[Tutor] overview of how data is handled [getting dictionaries from sql cursor / generators] (fwd)

Thu May 20 05:46:19 EDT 2004

Danny Yoo wrote:

>[Forwarding to tutor at python.org: please keep tutor at python.org in CC.  It
>gives other folks the opportunity to help answer your questions.]
>  
>
<snipped forwarded message, answering to reply

>my code
>mylist=[]
>myrowdata=[]
>for count in range(0,len(myfields)):
>   mylist.append(myfields[count][0])
>
>for count in range(0,len(mydata[0])):
>    myrowdata.append(mydata[0][count] )
>
>d = dict(zip(mylist,myrowdata))
>The above works with only one record at a time.
>
>I'm using PyPgSQL and the resultset is a list.
>mydata=cursor.fetchmany(10)
> Because the of books I'm reading (O'Rielly) I was expecting a tuple but
>I got a list.   OK but now the routines in the books suggest that I use
>a dict.  So I figured out how to convert the data (mydata in this case)
>into a dict.  But then I realized that the two loops I was going to use
>(to convert the list into a dict) will take time.  I did not test how
>long.  But I also realized that converting has to be wrong.  The
>returned data must be used as a list - not converted  and then used.
>But  it appears that's what you are doing in the "getDictsFromCursor"  -
>converting into a dict ( I know to show me).
>
>  
>
It's probably a good idea to stress again that the (list of) objects 
returned
by cursor.fetchone() (cursor.fetchmany())  behave like a dict. It is 
neither
a tuple, nor a list or dict. (It's a PgResultSet object). However, in the
context of what you're trying to do, these object are read-only. That 
is, you
can't change them, and even if you transform them into a list (or dict) and
change the values, there is no way these values are going to be 
automagically
updated in the the database.

You will need additional code for that (see below).

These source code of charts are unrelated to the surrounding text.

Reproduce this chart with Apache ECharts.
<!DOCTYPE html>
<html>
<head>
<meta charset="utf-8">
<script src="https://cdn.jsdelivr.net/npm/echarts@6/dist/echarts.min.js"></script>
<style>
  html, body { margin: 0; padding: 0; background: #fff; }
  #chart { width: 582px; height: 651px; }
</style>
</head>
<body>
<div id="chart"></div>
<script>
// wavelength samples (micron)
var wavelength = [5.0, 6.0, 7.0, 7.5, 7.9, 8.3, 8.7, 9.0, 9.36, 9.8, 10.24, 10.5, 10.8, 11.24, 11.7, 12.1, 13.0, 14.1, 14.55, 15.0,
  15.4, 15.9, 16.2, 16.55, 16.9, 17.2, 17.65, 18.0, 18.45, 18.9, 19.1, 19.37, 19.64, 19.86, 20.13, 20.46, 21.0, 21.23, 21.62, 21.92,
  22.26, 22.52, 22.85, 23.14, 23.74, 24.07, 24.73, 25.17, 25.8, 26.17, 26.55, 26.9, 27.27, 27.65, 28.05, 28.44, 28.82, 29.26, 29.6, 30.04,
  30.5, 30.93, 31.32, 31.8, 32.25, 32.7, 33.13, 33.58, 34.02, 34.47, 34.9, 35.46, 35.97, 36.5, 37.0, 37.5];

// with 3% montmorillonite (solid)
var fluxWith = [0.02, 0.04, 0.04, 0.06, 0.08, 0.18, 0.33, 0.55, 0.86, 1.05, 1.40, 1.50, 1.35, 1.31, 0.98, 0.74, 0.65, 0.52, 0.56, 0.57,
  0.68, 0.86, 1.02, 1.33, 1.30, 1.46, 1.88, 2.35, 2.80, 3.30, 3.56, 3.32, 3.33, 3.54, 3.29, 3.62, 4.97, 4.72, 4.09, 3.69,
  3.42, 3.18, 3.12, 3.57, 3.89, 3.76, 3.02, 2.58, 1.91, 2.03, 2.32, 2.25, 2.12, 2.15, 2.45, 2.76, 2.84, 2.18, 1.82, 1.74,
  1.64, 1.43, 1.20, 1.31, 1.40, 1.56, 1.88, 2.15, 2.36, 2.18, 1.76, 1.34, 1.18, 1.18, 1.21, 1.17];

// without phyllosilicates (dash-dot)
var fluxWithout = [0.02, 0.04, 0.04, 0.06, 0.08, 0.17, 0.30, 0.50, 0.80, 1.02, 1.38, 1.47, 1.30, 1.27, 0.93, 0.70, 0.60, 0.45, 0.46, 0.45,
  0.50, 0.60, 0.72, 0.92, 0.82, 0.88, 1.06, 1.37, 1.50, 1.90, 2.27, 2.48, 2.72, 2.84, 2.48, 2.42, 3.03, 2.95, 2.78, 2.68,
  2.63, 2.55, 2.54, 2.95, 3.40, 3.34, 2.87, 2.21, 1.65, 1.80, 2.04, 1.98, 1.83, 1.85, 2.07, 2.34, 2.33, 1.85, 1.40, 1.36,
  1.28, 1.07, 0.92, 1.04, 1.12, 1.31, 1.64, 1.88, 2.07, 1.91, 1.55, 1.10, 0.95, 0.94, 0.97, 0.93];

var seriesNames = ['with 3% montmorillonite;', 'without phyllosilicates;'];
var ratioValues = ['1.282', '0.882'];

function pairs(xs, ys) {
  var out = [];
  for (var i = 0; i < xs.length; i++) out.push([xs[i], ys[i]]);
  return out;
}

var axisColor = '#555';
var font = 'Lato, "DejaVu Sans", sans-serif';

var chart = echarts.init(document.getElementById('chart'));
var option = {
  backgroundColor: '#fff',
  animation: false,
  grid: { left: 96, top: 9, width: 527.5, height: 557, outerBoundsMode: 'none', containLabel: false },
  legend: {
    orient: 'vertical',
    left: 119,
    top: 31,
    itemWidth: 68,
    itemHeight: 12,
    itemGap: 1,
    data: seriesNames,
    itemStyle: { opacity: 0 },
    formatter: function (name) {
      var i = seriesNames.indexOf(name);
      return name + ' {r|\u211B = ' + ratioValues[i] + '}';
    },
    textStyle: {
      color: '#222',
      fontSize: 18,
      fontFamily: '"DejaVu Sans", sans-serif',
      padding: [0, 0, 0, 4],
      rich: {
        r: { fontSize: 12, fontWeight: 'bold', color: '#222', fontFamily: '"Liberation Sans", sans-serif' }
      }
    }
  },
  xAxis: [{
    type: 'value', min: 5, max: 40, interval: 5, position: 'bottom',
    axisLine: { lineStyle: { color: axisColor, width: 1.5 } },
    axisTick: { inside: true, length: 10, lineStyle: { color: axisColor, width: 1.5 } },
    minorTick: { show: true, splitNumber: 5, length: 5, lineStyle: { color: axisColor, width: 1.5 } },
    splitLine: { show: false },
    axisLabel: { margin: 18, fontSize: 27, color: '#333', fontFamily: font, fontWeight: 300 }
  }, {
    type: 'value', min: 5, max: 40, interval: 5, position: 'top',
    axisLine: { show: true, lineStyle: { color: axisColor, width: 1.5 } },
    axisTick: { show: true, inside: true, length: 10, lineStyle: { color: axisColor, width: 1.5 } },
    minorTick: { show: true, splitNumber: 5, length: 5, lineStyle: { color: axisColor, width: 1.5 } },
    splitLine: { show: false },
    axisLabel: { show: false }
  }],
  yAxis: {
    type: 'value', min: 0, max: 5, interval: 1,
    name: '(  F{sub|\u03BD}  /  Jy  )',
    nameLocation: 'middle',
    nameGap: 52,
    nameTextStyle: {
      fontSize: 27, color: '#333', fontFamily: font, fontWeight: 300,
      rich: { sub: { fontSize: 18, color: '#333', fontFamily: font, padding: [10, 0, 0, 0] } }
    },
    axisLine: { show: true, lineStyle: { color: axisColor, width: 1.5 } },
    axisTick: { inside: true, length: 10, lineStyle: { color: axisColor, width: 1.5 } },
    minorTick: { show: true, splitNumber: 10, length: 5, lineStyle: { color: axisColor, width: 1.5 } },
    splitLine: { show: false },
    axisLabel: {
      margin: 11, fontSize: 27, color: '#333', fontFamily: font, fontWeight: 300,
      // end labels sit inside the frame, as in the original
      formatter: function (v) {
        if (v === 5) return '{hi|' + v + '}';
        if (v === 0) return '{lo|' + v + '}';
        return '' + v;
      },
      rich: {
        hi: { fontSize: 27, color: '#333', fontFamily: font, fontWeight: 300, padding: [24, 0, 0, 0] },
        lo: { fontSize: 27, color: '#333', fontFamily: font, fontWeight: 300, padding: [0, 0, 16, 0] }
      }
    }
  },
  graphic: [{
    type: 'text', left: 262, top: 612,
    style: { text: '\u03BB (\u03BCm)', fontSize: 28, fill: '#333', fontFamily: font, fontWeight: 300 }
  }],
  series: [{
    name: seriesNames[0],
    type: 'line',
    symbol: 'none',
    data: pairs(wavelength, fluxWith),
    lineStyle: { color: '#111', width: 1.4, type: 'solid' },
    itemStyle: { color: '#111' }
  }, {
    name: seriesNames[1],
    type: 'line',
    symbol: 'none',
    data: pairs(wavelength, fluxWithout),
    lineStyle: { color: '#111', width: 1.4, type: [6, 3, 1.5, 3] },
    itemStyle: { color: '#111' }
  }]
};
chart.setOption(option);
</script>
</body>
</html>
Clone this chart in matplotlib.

>In the java code you are looping thru the resultset.  That's all I want
>to do - at first.  Then I'll need some way to loop thru the data based
>on the field name.  Again it looks like I have to create the dict for
>each record.  This just can't be right.  Fetchone 1000's of times is
>also got to be wrong.   In the VFP world we have a "SCAN" that loops
>thru the resultset.  I can access the data by field name in VFP. How
>does one do same thing - loop thru the resultset (could be 1000's) and
>access the fields by their field name?
>
>  
>
If the backend of VFP is an sql database (I wouldn't know) you can 
assume that
VFP is doing something like what I show below under the covers.

>One nice thing about getting a list is I can change the data in the list
>(can't in a tuple).  so how about something like:
>replace all extPrice with Qty * price (this is a very simple thing to do
>in VFP,  Delphi or Java.) in the resultset. Then open a connection and
>save the changed data.
>  
>
You're not going to be able to do this, even after you have changed the 
result
set from as 'tuple' into a list, to make it editable. The reason that 
this is
not trivial, is that the result set does not know from which row in the
database it came, so it's not obvious which row in the database has to be
updated once you have changed a row in the result set. And of course, 
after you
have changed an item from the resultset into a list, the list will not know
anything whatsoever about any database, making this problem even more
difficult.

>What I think has to happen at the moment is each record must be
>converted to a dict and then after I can change each record based on the
>key of the dict.  This does not sound right - I'm doing something wrong.
>John
>
>
>  
>
>
The following code is untested and uses a lot of different python
concepts that you may not have encountered yet. But I hope this gives
an idea about the kind of work that you have to do to make this work
the way you want.

class DBRow:
    """An editable row that remembers from which row in the table it came"""
    def __init__(self, oid, cols, data):
        self.oid = oid      # row identifier
        self.cols = cols    # column names (a list)
        self.data = data    # row data (a list)
        self.dirty = 0      # only save when updated

    def __getitem__(self, key):
        # used to retrieve a value for one column in this row
        index = self.cols.index(key)
        return self.data[index]

    def __setitem__(self, key, value):
        # used to set a value for one columns in this row
        index = self.cols.index(key)
        self.data[index] = value
        self.dirty = 1

    def save(self, table_name, cursor):
        if not self.dirty:
            return

        terms = []
        for col, val in zip(self.cols, self.data)
             terms.append("%s=%s" % (col, val))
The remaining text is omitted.